Interestingly, it doesn't hit food as hard as you'd think. Unlike many countries, India grows most of its own food. We aren't importing rice or wheat, so your thali remains relatively insulated from the dollar’s drama.

The "Impossible Trilemma"

Economists talk about something called the "Impossible Trilemma." It sounds fancy, but it’s simple. A country can’t have all three of these at once:

  1. Free movement of money (Capital flows).
  2. Setting its own interest rates (Independent monetary policy).
  3. A fixed exchange rate.

India wants the first two. We want foreign investment to flow in, and we want the RBI to be able to cut interest rates to help local businesses grow. To keep those two, we have to give up on the third. We have to let the rupee "gyrate" or find its own level.

With Indian inflation sitting at historic lows (around 1.5% recently), the RBI actually has room to cut rates. But if they cut rates while the US keeps theirs high, even more money will leave India. It’s a high-stakes balancing act.
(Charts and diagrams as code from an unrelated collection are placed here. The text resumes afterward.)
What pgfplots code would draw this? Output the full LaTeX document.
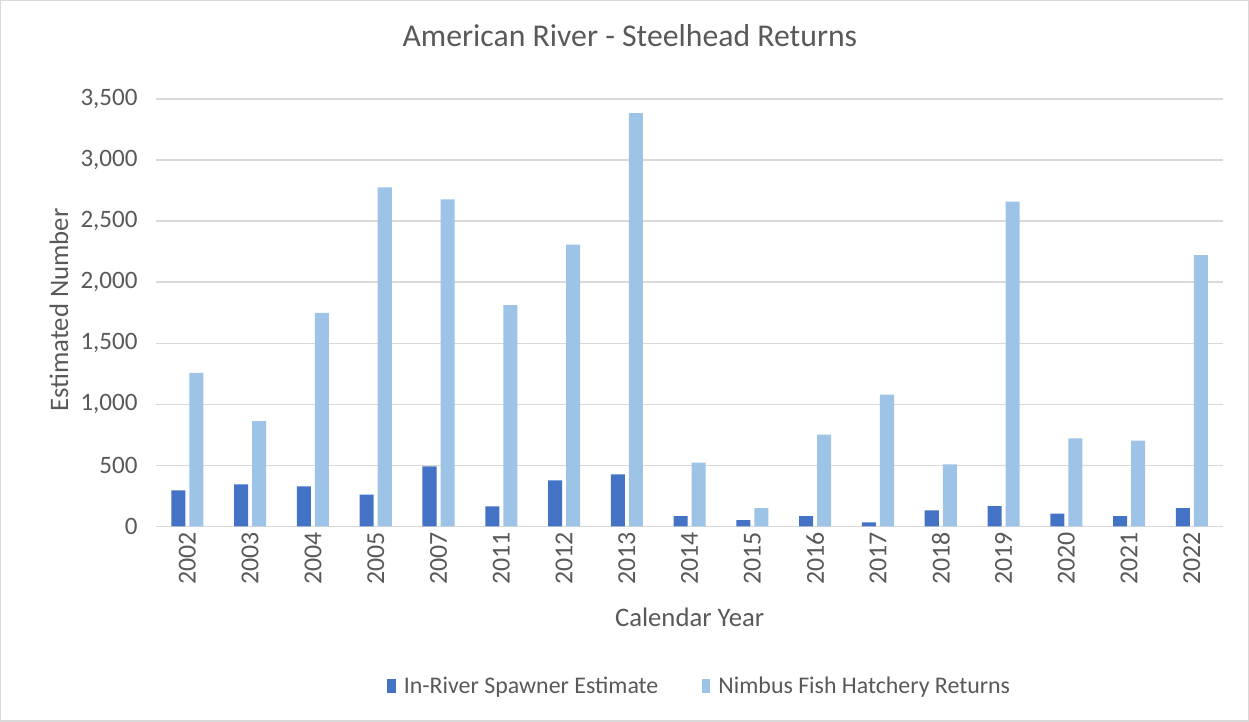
\documentclass[border=0pt]{standalone}
\usepackage{fontspec}
\setmainfont{Carlito}
\usepackage{pgfplots}
\pgfplotsset{compat=1.18}

\definecolor{spawn}{HTML}{4472C4}
\definecolor{hatch}{HTML}{9DC3E6}
\definecolor{txt}{HTML}{595959}
\definecolor{gridc}{HTML}{D9D9D9}

\pgfplotstableread{
idx year spawner hatchery
0  2002 295 1257
1  2003 344 863
2  2004 328 1749
3  2005 260 2776
4  2007 492 2678
5  2011 164 1811
6  2012 377 2306
7  2013 426 3383
8  2014 85  522
9  2015 52  150
10 2016 85  751
11 2017 33  1079
12 2018 131 508
13 2019 167 2658
14 2020 104 721
15 2021 85  702
16 2022 150 2221
}\steelhead

\begin{document}
\begin{tikzpicture}
\begin{axis}[
    name=main,
    scale only axis,
    width=639pt, height=256pt,
    ybar=2.4pt,
    bar width=8.4pt,
    xmin=-0.5, xmax=16.5,
    ymin=0, ymax=3500,
    ytick={0,500,...,3500},
    xtick=data,
    xticklabels={2002,2003,2004,2005,2007,2011,2012,2013,2014,2015,2016,2017,2018,2019,2020,2021,2022},
    x tick label style={rotate=90, anchor=east, font=\fontsize{15.5}{17}\selectfont, text=txt},
    y tick label style={font=\fontsize{15}{17}\selectfont, text=txt, xshift=-7.5pt},
    /pgf/number format/assume math mode=true,
    /pgf/number format/1000 sep={,},
    major tick length=0pt,
    ymajorgrids,
    grid style={gridc, line width=0.8pt},
    axis lines*=left,
    axis line style={draw=none},
    title={American River - Steelhead Returns},
    title style={font=\fontsize{19}{22}\selectfont, text=txt, at={(axis description cs:0.444,1.124)}, anchor=center},
    xlabel={Calendar Year},
    xlabel style={font=\fontsize{16}{19}\selectfont, text=txt, at={(axis description cs:0.5,-0.213)}, anchor=center},
    ylabel={Estimated Number},
    ylabel style={font=\fontsize{16}{19}\selectfont, text=txt, at={(axis description cs:-0.091,0.506)}, anchor=center},
    legend style={draw=none, at={(axis description cs:0.51,-0.375)}, anchor=center,
        font=\fontsize{14.3}{17}\selectfont, text=txt, legend columns=2,
        /tikz/every odd column/.append style={column sep=3pt},
        /tikz/every even column/.append style={column sep=24pt}},
    legend image code/.code={\fill[#1] (0pt,-3.6pt) rectangle (5pt,4.8pt);},
]
\addplot[fill=spawn, draw=none] table[x=idx, y=spawner] {\steelhead};
\addplot[fill=hatch, draw=none] table[x=idx, y=hatchery] {\steelhead};
\legend{In-River Spawner Estimate, Nimbus Fish Hatchery Returns}
\end{axis}
\draw[gridc, line width=0.8pt] ([shift={(-93pt,-116.4pt)}]main.south west) rectangle ([shift={(15pt,58.8pt)}]main.north east);
\end{tikzpicture}
\end{document}
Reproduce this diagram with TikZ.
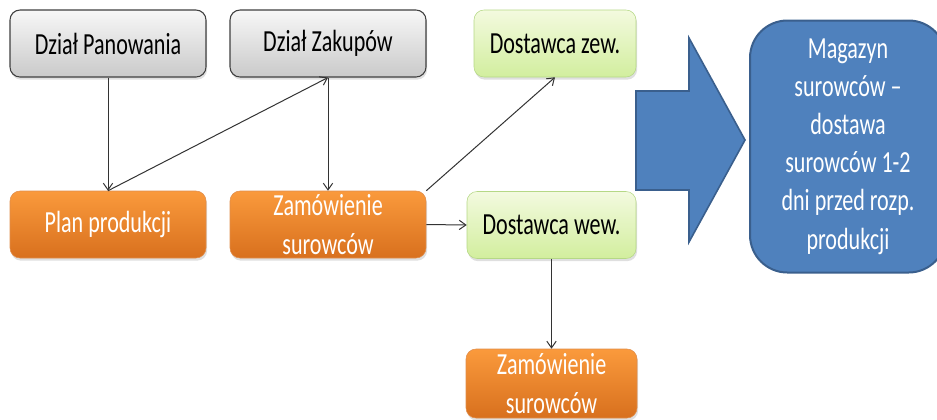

What’s Next? Actionable Steps for 2026

The consensus among experts like those at Kotak Securities and HDFC is that the rupee might test the 92 or 93 levels in the next few months. However, there is light at the end of the tunnel. Many analysts expect a recovery toward 84 by the end of the 2027 fiscal year if a trade deal with the US is finally signed.

If you’re managing money right now:

  • Hedge your foreign expenses: If you have a big dollar payment coming up (like university fees) in 6 months, consider booking a forward contract or buying some currency now. Don't wait for a "miracle" recovery.
  • Look at Export-Oriented Stocks: Companies in IT, Textiles, and Chemicals often see better margins when the rupee is weak.
  • Audit your business costs: If you run a business, check how much of your raw material is imported. You might need to adjust your pricing now rather than waiting for your margins to disappear.
  • Watch the Tuesday Trade Talks: Keep an eye on the upcoming negotiations between the US Ambassador Sergio Gor and Indian officials. A "Pax Silica" agreement or a reduction in those 50% tariffs would be the single biggest trigger for a rupee rally.

The rupee's fall isn't a sign of a broken economy. It's the sound of the Indian economy adjusting to a very aggressive global market. It’s uncomfortable, sure, but it’s also a necessary recalibration.